The key to this remarkable property lies in the microscopic contours
of the leaf's surface. Zoom in on a lotus leaf and you'll see an
undulating landscape of peaks and valleys, each roughly a thousandth
of a millimeter across. Looking even closer reveals smaller
protrusions, like fields of boulders covering the hills. These
"boulders" are only about a millionth of a millimeter across — the
width of about 10 atoms.
This rough surface means that a water droplet only touches about
three percent of the leaf surface beneath it. "There's an airpocket
in the valley, so the water droplet doesn't sink into the valley,"
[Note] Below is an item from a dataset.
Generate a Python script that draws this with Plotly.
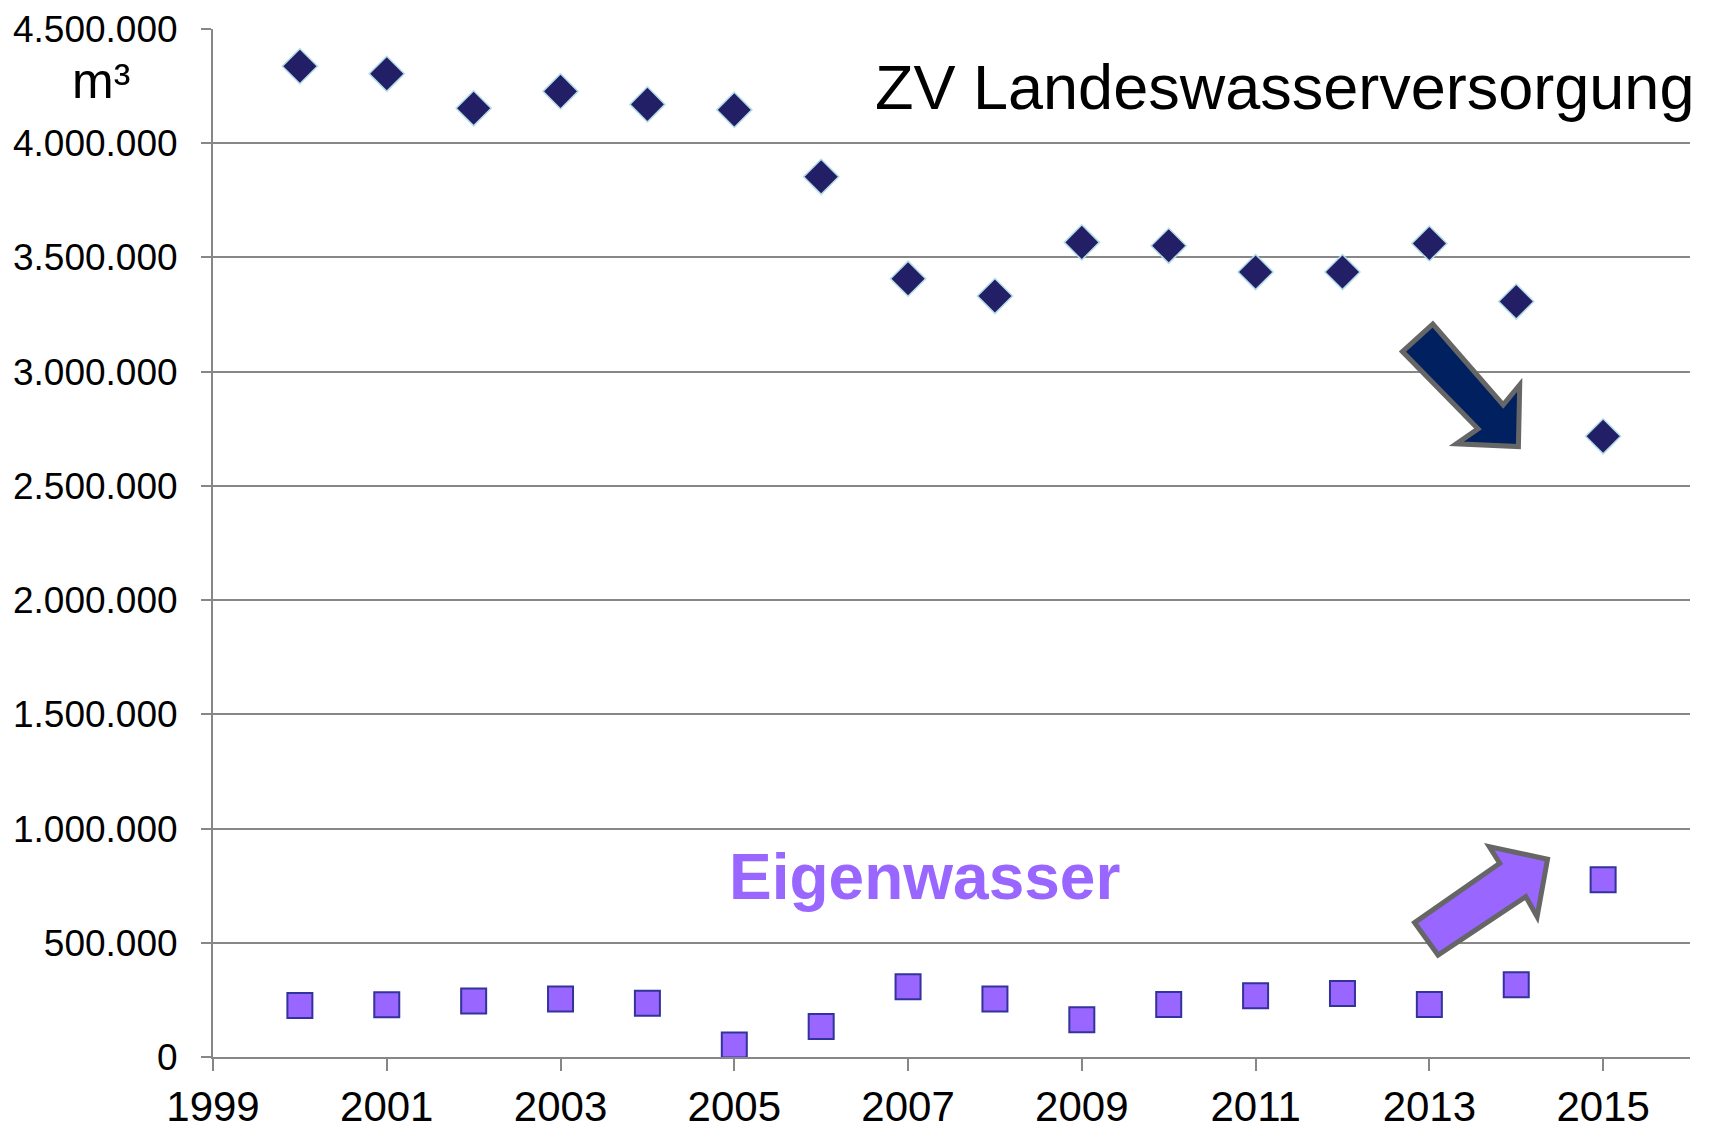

said C.P. Wong, Regents Professor of materials science at Georgia
Tech and lead scientist for the group. Give that last three percent
a waxy coating, and the water droplet is left with nowhere to grab hold.
Wong's group created a similar surface by spraying layers of
silicone, fluorocarbons, titanium dioxide, and silicon dioxide onto a
substrate. The resulting material beaded water like a lotus leaf and
remained intact after durability testing.
The first application of this new material could help keep cities'
power grids up and running. The ceramic insulators that hold high-
voltage power lines tend to accumulate dirt and dust. Eventually,
this buildup can cause a short circuit that damages the grid.
Cleaning these insulators by hand is both dangerous and expensive, so
the National Electric Energy Testing Research and Applications
Center, which funded Wong's research, is interested in self-cleaning
Coating those insulators with this new material could allow the
occasional rain to rinse away dust and dirt, Wong says.
However, Kenneth Lau, an assistant professor of chemical engineering
at Drexel University, says that more tests are needed to demonstrate
that this new material will be durable enough. "It remains to be
seen if Dr. Wong's research will yield any improvements in
[durability]," Lau said via email.
If those tests go well, lessons learned from the lotus plant may soon
help keep entire cities of people illuminated.